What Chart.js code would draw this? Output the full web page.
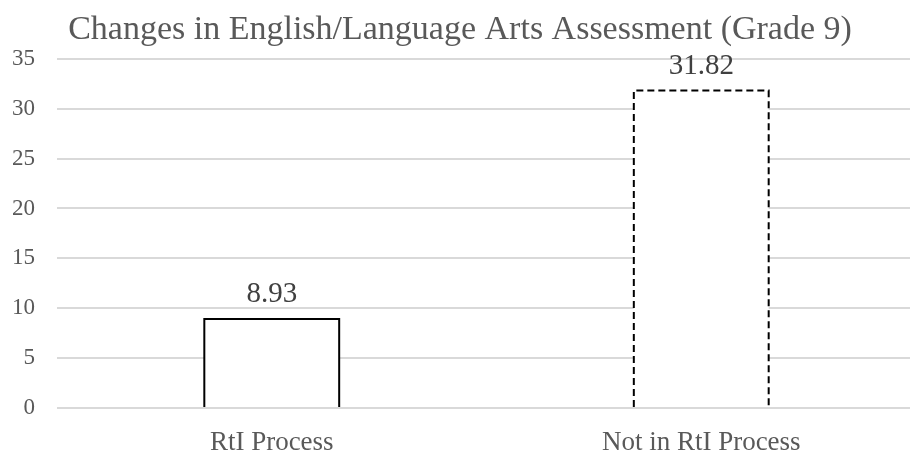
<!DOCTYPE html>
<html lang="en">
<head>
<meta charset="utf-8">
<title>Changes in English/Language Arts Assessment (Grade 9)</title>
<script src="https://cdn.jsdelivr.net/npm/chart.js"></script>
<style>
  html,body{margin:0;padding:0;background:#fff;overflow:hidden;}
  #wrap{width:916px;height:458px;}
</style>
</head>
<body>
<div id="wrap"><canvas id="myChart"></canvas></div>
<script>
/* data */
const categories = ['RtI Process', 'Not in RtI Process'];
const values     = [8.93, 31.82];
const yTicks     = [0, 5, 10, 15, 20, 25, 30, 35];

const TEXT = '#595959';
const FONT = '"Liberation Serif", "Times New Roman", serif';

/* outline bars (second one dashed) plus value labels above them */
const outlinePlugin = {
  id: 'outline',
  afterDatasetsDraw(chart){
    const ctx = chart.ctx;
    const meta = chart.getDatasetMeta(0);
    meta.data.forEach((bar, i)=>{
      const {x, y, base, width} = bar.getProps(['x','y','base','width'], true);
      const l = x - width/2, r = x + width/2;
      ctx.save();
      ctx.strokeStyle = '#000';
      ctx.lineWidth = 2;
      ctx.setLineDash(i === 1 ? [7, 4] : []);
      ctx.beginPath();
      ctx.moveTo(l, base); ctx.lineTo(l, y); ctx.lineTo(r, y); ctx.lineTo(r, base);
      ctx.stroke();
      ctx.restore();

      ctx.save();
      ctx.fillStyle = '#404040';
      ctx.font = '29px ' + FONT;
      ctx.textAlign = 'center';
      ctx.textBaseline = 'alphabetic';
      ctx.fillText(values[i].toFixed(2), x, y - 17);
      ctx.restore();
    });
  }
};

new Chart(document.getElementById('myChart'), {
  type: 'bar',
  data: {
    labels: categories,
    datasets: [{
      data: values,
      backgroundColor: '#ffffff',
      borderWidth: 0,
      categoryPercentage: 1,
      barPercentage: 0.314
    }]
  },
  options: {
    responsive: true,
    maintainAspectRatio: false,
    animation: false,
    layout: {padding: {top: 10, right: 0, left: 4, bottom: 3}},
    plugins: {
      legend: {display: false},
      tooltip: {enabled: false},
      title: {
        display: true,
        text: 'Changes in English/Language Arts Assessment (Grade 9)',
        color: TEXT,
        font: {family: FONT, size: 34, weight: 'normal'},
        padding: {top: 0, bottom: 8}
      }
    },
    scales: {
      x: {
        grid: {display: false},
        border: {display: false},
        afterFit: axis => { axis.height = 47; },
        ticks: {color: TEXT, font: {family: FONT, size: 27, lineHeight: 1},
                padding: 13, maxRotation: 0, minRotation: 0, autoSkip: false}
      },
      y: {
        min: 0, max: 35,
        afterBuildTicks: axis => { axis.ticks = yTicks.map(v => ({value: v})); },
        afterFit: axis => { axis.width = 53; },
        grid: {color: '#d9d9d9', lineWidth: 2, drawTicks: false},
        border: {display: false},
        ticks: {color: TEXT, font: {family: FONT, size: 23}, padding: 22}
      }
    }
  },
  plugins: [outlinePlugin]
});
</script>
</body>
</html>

= = = = =

Exercise – Copy out all the data without changing anything, and drop the pictures.

Full answer –
What Chart.js code would draw this? Output the full web page.
<!DOCTYPE html>
<html lang="en">
<head>
<meta charset="utf-8">
<title>Changes in English/Language Arts Assessment (Grade 9)</title>
<script src="https://cdn.jsdelivr.net/npm/chart.js"></script>
<style>
  html,body{margin:0;padding:0;background:#fff;overflow:hidden;}
  #wrap{width:916px;height:458px;}
</style>
</head>
<body>
<div id="wrap"><canvas id="myChart"></canvas></div>
<script>
/* data */
const categories = ['RtI Process', 'Not in RtI Process'];
const values     = [8.93, 31.82];
const yTicks     = [0, 5, 10, 15, 20, 25, 30, 35];

const TEXT = '#595959';
const FONT = '"Liberation Serif", "Times New Roman", serif';

/* outline bars (second one dashed) plus value labels above them */
const outlinePlugin = {
  id: 'outline',
  afterDatasetsDraw(chart){
    const ctx = chart.ctx;
    const meta = chart.getDatasetMeta(0);
    meta.data.forEach((bar, i)=>{
      const {x, y, base, width} = bar.getProps(['x','y','base','width'], true);
      const l = x - width/2, r = x + width/2;
      ctx.save();
      ctx.strokeStyle = '#000';
      ctx.lineWidth = 2;
      ctx.setLineDash(i === 1 ? [7, 4] : []);
      ctx.beginPath();
      ctx.moveTo(l, base); ctx.lineTo(l, y); ctx.lineTo(r, y); ctx.lineTo(r, base);
      ctx.stroke();
      ctx.restore();

      ctx.save();
      ctx.fillStyle = '#404040';
      ctx.font = '29px ' + FONT;
      ctx.textAlign = 'center';
      ctx.textBaseline = 'alphabetic';
      ctx.fillText(values[i].toFixed(2), x, y - 17);
      ctx.restore();
    });
  }
};

new Chart(document.getElementById('myChart'), {
  type: 'bar',
  data: {
    labels: categories,
    datasets: [{
      data: values,
      backgroundColor: '#ffffff',
      borderWidth: 0,
      categoryPercentage: 1,
      barPercentage: 0.314
    }]
  },
  options: {
    responsive: true,
    maintainAspectRatio: false,
    animation: false,
    layout: {padding: {top: 10, right: 0, left: 4, bottom: 3}},
    plugins: {
      legend: {display: false},
      tooltip: {enabled: false},
      title: {
        display: true,
        text: 'Changes in English/Language Arts Assessment (Grade 9)',
        color: TEXT,
        font: {family: FONT, size: 34, weight: 'normal'},
        padding: {top: 0, bottom: 8}
      }
    },
    scales: {
      x: {
        grid: {display: false},
        border: {display: false},
        afterFit: axis => { axis.height = 47; },
        ticks: {color: TEXT, font: {family: FONT, size: 27, lineHeight: 1},
                padding: 13, maxRotation: 0, minRotation: 0, autoSkip: false}
      },
      y: {
        min: 0, max: 35,
        afterBuildTicks: axis => { axis.ticks = yTicks.map(v => ({value: v})); },
        afterFit: axis => { axis.width = 53; },
        grid: {color: '#d9d9d9', lineWidth: 2, drawTicks: false},
        border: {display: false},
        ticks: {color: TEXT, font: {family: FONT, size: 23}, padding: 22}
      }
    }
  },
  plugins: [outlinePlugin]
});
</script>
</body>
</html>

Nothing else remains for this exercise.